I don’t think Patrick Kavanaugh is much known outside of Ireland, and that’s fair enough for a poet who declared that the proper world for a poet is his own parish. But for Ireland’s poetic history, he’s an important transitional figure standing between the great Irish Revival poet W.B. Yeats and the more contemporary Seamus Heaney.
The great figures of the Irish Literary Revival, Yeats, Lady Gregory, and J.M. Singe, romanticized and glorified the Irish peasant – even though they had never experienced that life -- and predicted the coming of a great Irish peasant poet. For a while, it seemed that Kavanagh would fit the bill. He was raised on a small farm, left school at 13, and taught himself to write poetry.
He walked three days from County Monaghan to Dublin to begin his literary career. At first, it seemed he could be that great peasant Irish poet, but then he wrote The Great Hunger and blew apart what he called the “English bred lie” of the romantic Irish peasant. Life for the peasant was hard, creating not only physical hunger but a hunger in the soul. The writers of the Irish Revival were almost all affluent Anglo-Irish Protestants. Kavanagh and Joyce had their problems with the Church, but they were sons of Ireland, which meant sons of the Catholic Church. Near the end of his life, Joyce was asked if he was still Catholic. His response was “that would be for the Church to say.” No Protestant would have ever answered that way.
And Kavanagh simply brushed aside what had been burning question of Irish literature. Should an Irish writer write in Irish – and remain a marginal figure in the world – or write in English, the language of the oppressor? Joyce, profoundly polyglot, wrote in English but commented that it would remain for him an acquired language. Lady Gregory and Synge immersed themselves in Irish, but wrote in English. Yeats always struggled with Irish (having tried to learn the language, I’ll never fault him for that).
But Kavanaugh, in his usual way, simply commented that an Irish writer should write in English, but in English as it is spoken in Ireland.
In time, Kavanaugh became a critic of the Irish Revival, although he was respectful of Lady Gregory, a truly gentle, generous soul, and he openly admired Yeats’ gifts as a poet. Still, as a person, with his belief in the occult, his wife’s “automatic writing” and his Vision, Yeats was something of a yo-yo.

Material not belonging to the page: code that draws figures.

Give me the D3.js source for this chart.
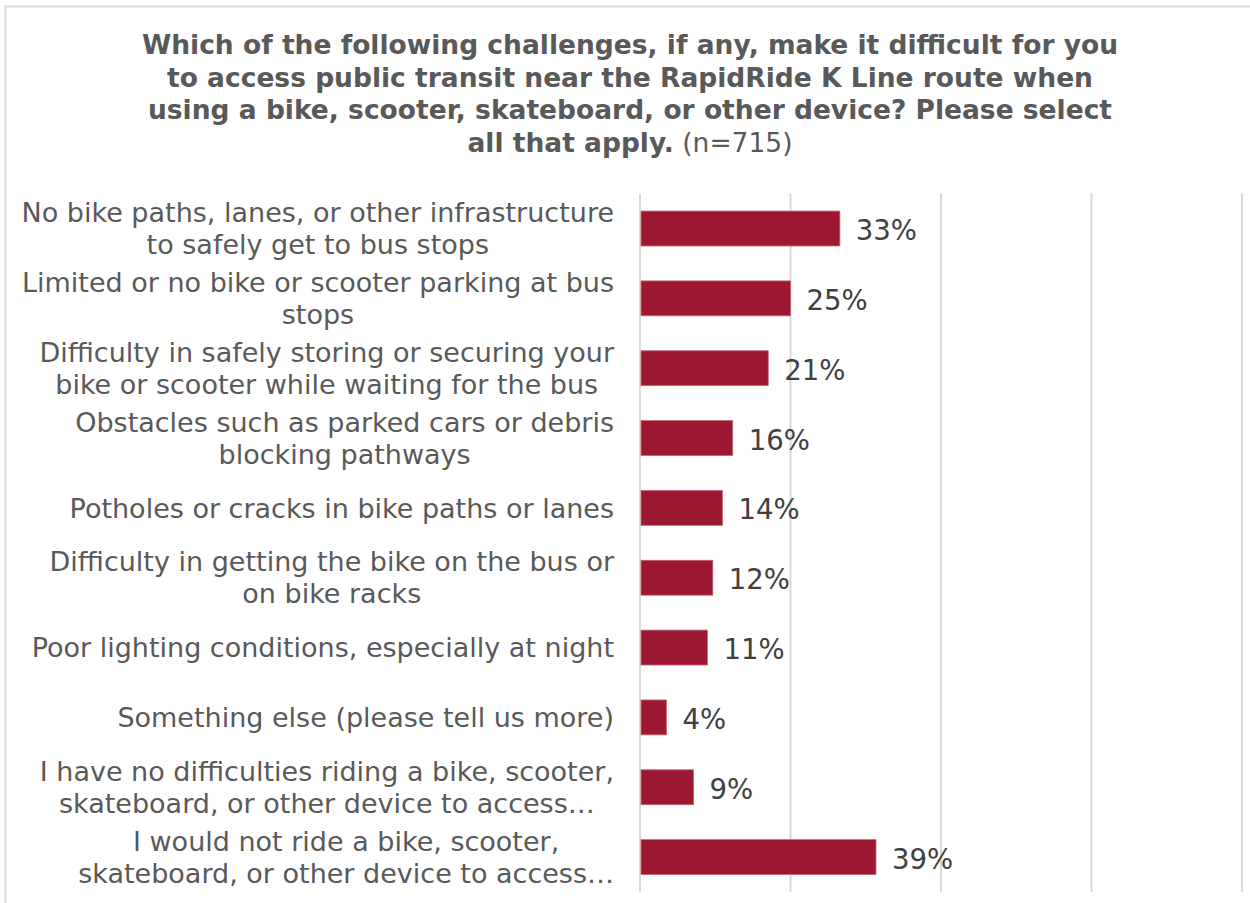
<!DOCTYPE html>
<html>
<head>
<meta charset="utf-8">
<script src="https://cdn.jsdelivr.net/npm/d3@7"></script>
<style>
  html, body { margin: 0; padding: 0; background: #ffffff; }
  svg { display: block; }
</style>
</head>
<body>
<svg id="chart" width="1250" height="903"></svg>
<script>
// ---- data ----
const titleLines = [
  "Which of the following challenges, if any, make it difficult for you",
  "to access public transit near the RapidRide K Line route when",
  "using a bike, scooter, skateboard, or other device? Please select",
  "all that apply."
];
const titleNote = " (n=715)";

const categories = [
  ["No bike paths, lanes, or other infrastructure", "to safely get to bus stops"],
  ["Limited or no bike or scooter parking at bus", "stops"],
  ["Difficulty in safely storing or securing your", "bike or scooter while waiting for the bus"],
  ["Obstacles such as parked cars or debris", "blocking pathways"],
  ["Potholes or cracks in bike paths or lanes"],
  ["Difficulty in getting the bike on the bus or", "on bike racks"],
  ["Poor lighting conditions, especially at night"],
  ["Something else (please tell us more)"],
  ["I have no difficulties riding a bike, scooter,", "skateboard, or other device to access…"],
  ["I would not ride a bike, scooter,", "skateboard, or other device to access…"]
];
// bar lengths (percent)
const values = [33.2, 25.0, 21.3, 15.4, 13.7, 12.1, 11.2, 4.4, 8.9, 39.2];
// data labels as printed on the chart
const valueLabels = ["33%", "25%", "21%", "16%", "14%", "12%", "11%", "4%", "9%", "39%"];
const xTicks = [0, 25, 50, 75, 100];

// ---- layout ----
const svg = d3.select("#chart");
const font = "'DejaVu Sans', Verdana, sans-serif";
const plot = { left: 640, right: 1242, top: 193.6, bottom: 892 };
const labelRight = 614;

// frame
svg.append("rect")
  .attr("x", 5.5).attr("y", 6.5)
  .attr("width", 1300).attr("height", 1000)
  .attr("fill", "none").attr("stroke", "#d9d9d9").attr("stroke-width", 2);

const x = d3.scaleLinear().domain([0, 100]).range([plot.left, plot.right]);
const keys = categories.map((c, i) => i);
const y = d3.scaleBand().domain(keys).range([plot.top, plot.bottom])
  .paddingInner(0.5).paddingOuter(0.25);

// title
const title = svg.append("text")
  .attr("x", 630).attr("y", 54)
  .attr("text-anchor", "middle")
  .attr("font-family", font).attr("font-size", 26.5)
  .attr("fill", "#595959");
titleLines.forEach((t, i) => {
  title.append("tspan").attr("x", 630).attr("dy", i === 0 ? 0 : 32.5)
    .attr("font-weight", "bold").text(t);
  if (i === titleLines.length - 1) {
    title.append("tspan").attr("font-weight", "normal").text(titleNote);
  }
});

// gridlines
svg.append("g").selectAll("line").data(xTicks).join("line")
  .attr("x1", d => x(d)).attr("x2", d => x(d))
  .attr("y1", plot.top).attr("y2", plot.bottom)
  .attr("stroke", "#d9d9d9").attr("stroke-width", 2);

// bars
svg.append("g").selectAll("rect").data(values).join("rect")
  .attr("x", x(0) + 1)
  .attr("y", (d, i) => y(i))
  .attr("width", d => x(d) - x(0) - 1)
  .attr("height", y.bandwidth())
  .attr("fill", "#9b1830")
  .attr("stroke", "#c9677a").attr("stroke-width", 0.8);

// value labels
svg.append("g").selectAll("text").data(values).join("text")
  .attr("x", d => x(d) + 16)
  .attr("y", (d, i) => y(i) + y.bandwidth() / 2)
  .attr("dy", "0.42em")
  .attr("font-family", font).attr("font-size", 27.5)
  .attr("fill", "#404040")
  .text((d, i) => valueLabels[i]);

// category labels (centered block, right edge at labelRight)
const lg = svg.append("g");
categories.forEach((lines, i) => {
  const cy = y(i) + y.bandwidth() / 2;
  const g = lg.append("g");
  const texts = lines.map((t, j) => g.append("text")
    .attr("font-family", font).attr("font-size", 27)
    .attr("fill", "#595959")
    .attr("text-anchor", "middle")
    .attr("y", cy + (j - (lines.length - 1) / 2) * 32)
    .attr("dy", "0.36em")
    .text(t));
  const maxW = d3.max(texts, t => t.node().getComputedTextLength());
  texts.forEach(t => t.attr("x", labelRight - maxW / 2));
});
</script>
</body>
</html>
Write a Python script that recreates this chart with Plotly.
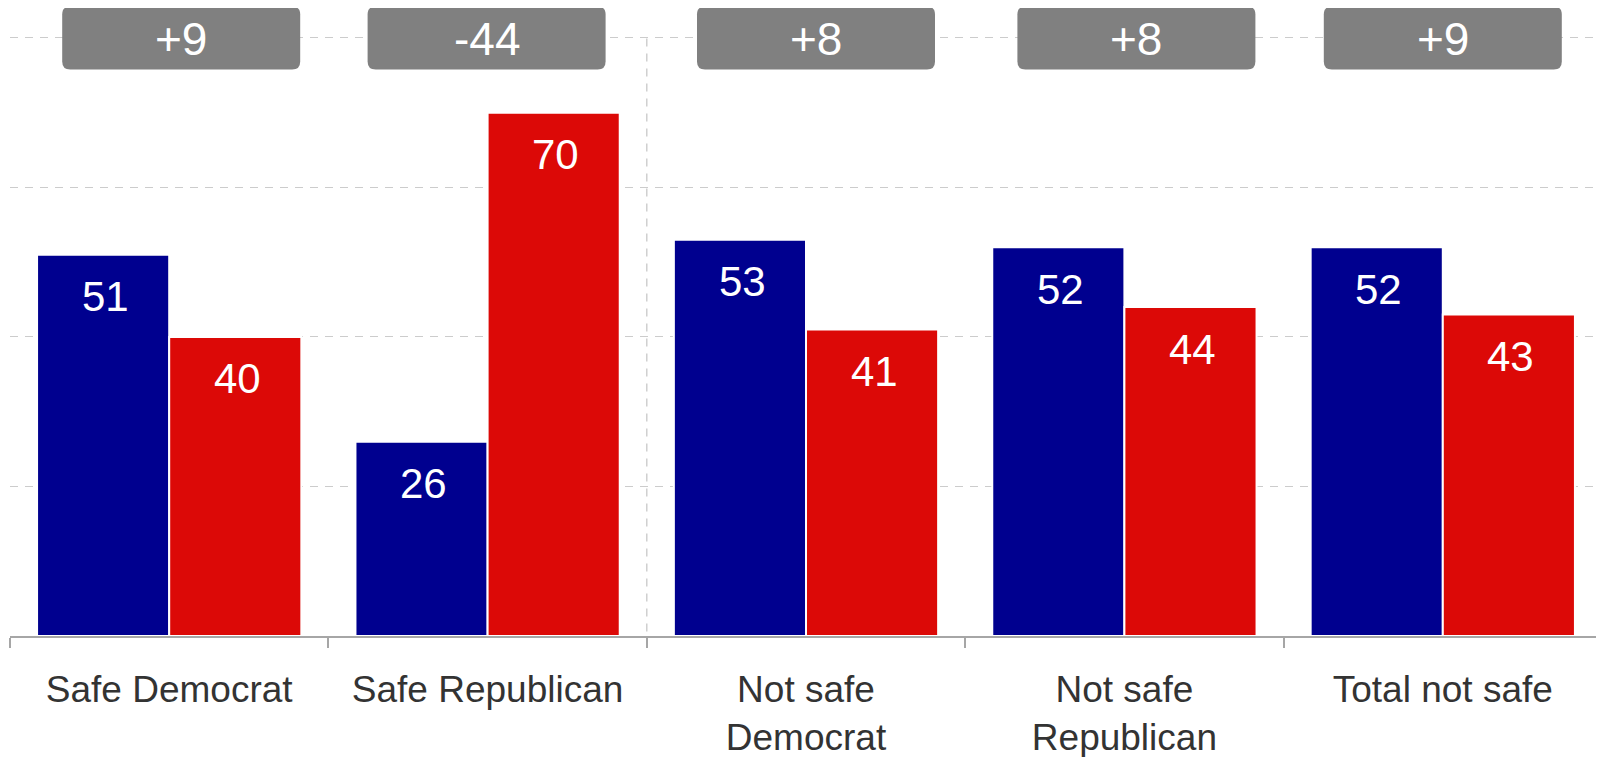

For his criticism of the Revival, and for the harsh depiction of peasant life in The Great Hunger, Kavanaugh came to be thought of a bitter person, “a drunk and a nuisance.” Perhaps all that is deserved, certainly the drunk part. I think I’ve seen his ghost at McDaid’s Pub in Dublin. But then a miraculous thing happened: He developed lung cancer and almost died. Then, sitting on the banks of the Grand Canal in Dublin, with the one lung God had left him, Kavanagh fell in love with life and began to write beautiful, simple poems about the simplest things in life.
He faced home at last and discovered the one great parish of Ireland.